WORK INSTRUCTIONS:
Take the lines of the data below from the very first through the line containing "import plotly.graph_objects as go" and output them exactly, pictures excluded.

━━━━━ SUPPLIED DATA

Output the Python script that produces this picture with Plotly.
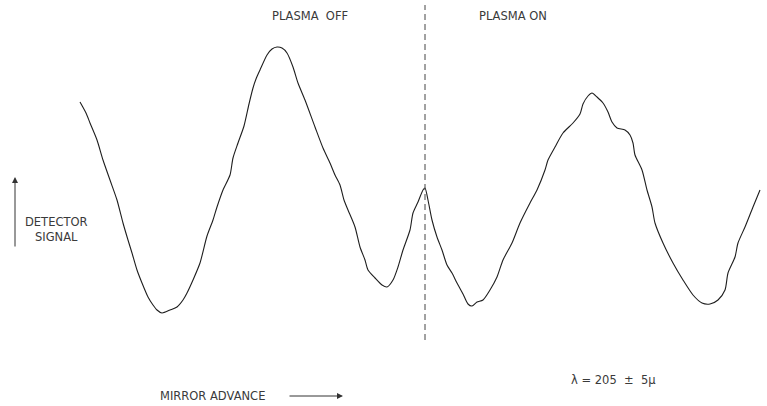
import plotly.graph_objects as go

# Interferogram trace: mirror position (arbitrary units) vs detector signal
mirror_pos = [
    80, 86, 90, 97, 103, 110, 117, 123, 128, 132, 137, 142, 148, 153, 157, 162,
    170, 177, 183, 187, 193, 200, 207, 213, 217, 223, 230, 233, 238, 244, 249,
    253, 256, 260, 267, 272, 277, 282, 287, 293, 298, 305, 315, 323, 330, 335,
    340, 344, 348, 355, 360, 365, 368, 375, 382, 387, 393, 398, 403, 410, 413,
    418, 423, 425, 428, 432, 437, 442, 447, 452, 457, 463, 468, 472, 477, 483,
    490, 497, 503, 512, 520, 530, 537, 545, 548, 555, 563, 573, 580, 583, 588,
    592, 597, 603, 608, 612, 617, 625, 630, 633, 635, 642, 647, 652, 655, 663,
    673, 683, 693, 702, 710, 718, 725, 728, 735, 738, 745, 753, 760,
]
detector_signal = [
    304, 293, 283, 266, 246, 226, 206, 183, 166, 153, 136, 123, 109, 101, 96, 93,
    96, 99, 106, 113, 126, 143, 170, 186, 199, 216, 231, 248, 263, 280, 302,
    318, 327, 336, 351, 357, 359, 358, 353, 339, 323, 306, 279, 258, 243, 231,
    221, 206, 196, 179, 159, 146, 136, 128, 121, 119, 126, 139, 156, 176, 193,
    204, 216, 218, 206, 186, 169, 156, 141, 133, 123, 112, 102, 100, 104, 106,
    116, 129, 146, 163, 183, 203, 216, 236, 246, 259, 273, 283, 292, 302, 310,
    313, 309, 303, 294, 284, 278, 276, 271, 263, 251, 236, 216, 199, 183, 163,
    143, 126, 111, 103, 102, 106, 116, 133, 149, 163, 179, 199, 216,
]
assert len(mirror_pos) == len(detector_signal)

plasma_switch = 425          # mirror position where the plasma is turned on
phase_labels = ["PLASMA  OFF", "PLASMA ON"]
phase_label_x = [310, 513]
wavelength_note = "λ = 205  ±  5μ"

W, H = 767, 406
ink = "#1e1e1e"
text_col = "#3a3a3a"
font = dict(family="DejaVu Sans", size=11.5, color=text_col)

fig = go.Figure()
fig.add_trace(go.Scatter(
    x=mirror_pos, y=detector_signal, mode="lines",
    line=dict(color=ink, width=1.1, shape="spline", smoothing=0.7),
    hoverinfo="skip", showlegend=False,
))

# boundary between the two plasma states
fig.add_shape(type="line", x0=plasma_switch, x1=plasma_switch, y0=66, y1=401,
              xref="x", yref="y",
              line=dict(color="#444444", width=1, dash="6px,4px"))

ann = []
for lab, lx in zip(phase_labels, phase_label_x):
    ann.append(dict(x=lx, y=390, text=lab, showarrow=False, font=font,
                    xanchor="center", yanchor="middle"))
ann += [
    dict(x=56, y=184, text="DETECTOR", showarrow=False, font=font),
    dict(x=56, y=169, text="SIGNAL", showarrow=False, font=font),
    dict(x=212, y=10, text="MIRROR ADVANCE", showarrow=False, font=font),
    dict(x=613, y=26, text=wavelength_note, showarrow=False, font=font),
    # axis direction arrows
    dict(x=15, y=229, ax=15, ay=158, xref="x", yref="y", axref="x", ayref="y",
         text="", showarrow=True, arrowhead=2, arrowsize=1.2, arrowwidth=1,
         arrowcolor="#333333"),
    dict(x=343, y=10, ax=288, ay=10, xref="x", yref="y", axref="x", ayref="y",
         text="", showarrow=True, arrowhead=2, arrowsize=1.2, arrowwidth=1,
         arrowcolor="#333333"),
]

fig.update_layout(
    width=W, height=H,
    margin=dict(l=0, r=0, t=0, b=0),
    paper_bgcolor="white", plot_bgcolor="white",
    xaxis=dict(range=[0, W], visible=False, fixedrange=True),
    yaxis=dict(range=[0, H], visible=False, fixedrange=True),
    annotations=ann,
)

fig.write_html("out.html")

━━━━━━━━━━

ANSWER TO THIS TASK:
Output the Python script that produces this picture with Plotly.
import plotly.graph_objects as go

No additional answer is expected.